TASK DESCRIPTION: Pull out every line from the listing that has the word "this".

DATA LISTING:
•••••

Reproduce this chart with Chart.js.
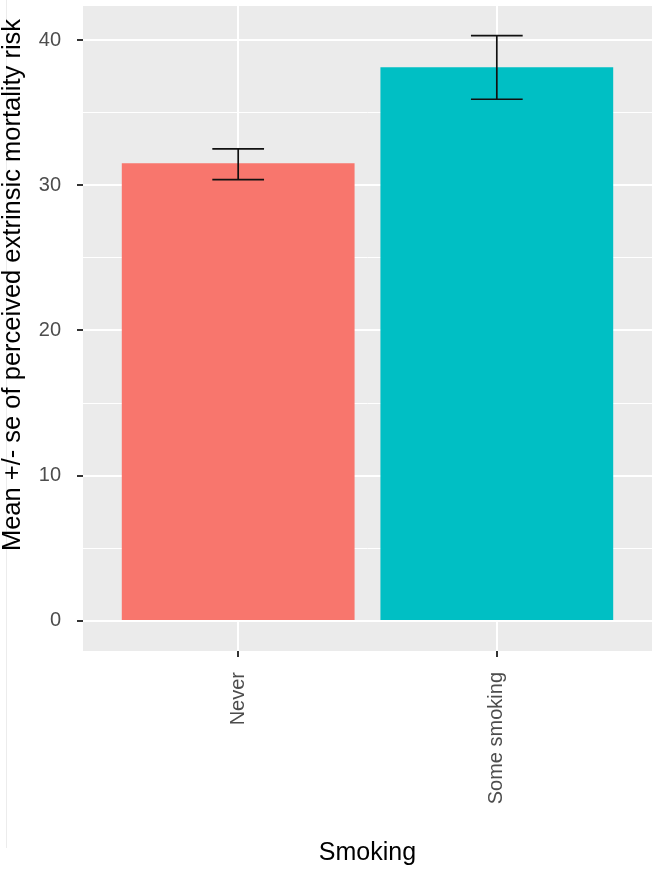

•••••

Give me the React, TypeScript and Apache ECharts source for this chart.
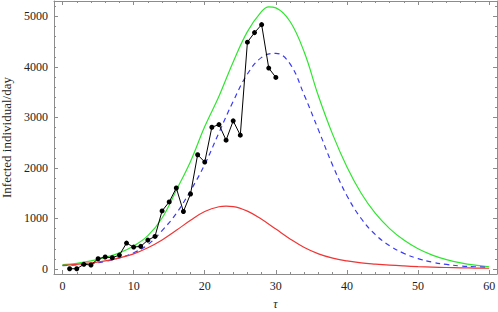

•••••

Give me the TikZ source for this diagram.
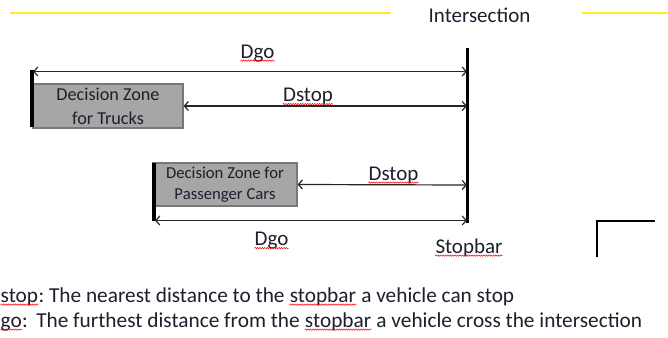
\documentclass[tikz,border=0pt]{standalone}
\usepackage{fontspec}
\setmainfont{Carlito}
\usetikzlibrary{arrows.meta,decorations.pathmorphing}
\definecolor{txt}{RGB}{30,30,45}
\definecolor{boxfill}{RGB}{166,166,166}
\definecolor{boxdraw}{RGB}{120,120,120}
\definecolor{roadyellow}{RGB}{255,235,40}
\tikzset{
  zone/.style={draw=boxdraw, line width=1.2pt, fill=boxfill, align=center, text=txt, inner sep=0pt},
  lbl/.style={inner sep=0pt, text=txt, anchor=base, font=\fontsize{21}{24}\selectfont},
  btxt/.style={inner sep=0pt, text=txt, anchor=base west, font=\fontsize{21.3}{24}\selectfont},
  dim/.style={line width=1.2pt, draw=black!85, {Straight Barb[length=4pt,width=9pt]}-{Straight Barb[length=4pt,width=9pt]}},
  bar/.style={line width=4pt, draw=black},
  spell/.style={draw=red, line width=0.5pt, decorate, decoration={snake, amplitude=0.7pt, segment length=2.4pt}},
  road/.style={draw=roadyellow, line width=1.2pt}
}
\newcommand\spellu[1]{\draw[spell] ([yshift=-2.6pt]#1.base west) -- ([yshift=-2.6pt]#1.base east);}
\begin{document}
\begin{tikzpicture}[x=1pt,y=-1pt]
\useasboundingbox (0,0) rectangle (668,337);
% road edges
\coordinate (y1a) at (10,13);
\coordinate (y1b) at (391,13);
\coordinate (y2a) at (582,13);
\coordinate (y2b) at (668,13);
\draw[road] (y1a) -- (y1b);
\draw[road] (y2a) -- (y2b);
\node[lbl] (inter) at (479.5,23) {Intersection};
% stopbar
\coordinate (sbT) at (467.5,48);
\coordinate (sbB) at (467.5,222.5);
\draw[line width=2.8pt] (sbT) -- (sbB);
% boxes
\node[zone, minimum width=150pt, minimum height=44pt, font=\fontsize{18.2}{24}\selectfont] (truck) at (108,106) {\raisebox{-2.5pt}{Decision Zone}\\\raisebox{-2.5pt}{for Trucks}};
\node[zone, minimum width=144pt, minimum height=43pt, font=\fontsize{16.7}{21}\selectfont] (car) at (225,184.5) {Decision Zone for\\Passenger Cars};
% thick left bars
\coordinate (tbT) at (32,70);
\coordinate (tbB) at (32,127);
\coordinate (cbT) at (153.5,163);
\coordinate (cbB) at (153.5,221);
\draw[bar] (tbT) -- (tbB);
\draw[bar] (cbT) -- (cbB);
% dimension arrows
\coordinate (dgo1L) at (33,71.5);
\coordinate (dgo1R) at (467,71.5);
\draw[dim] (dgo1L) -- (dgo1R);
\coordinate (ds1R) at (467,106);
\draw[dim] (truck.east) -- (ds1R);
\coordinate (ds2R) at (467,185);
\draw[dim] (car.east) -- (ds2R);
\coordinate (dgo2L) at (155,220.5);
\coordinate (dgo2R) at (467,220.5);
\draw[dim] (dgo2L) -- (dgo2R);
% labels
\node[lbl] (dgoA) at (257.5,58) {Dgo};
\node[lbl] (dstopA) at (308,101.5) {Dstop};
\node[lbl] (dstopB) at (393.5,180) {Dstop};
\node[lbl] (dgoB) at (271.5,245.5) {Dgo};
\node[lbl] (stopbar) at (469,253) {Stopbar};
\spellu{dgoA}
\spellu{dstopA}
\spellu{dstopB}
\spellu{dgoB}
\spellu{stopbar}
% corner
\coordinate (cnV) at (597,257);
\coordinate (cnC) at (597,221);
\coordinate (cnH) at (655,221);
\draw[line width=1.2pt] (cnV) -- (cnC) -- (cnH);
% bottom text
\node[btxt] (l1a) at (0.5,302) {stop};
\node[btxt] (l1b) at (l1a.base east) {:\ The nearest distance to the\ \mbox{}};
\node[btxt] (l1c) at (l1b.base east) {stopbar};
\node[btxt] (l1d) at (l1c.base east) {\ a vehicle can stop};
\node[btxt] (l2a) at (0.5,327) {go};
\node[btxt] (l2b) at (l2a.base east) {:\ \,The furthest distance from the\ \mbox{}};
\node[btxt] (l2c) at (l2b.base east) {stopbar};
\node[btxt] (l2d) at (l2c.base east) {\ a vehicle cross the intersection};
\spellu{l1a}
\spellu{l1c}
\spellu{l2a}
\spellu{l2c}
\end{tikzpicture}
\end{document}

•••••

IN RESPONSE:
Reproduce this chart with Chart.js.
Give me the React, TypeScript and Apache ECharts source for this chart.
Give me the TikZ source for this diagram.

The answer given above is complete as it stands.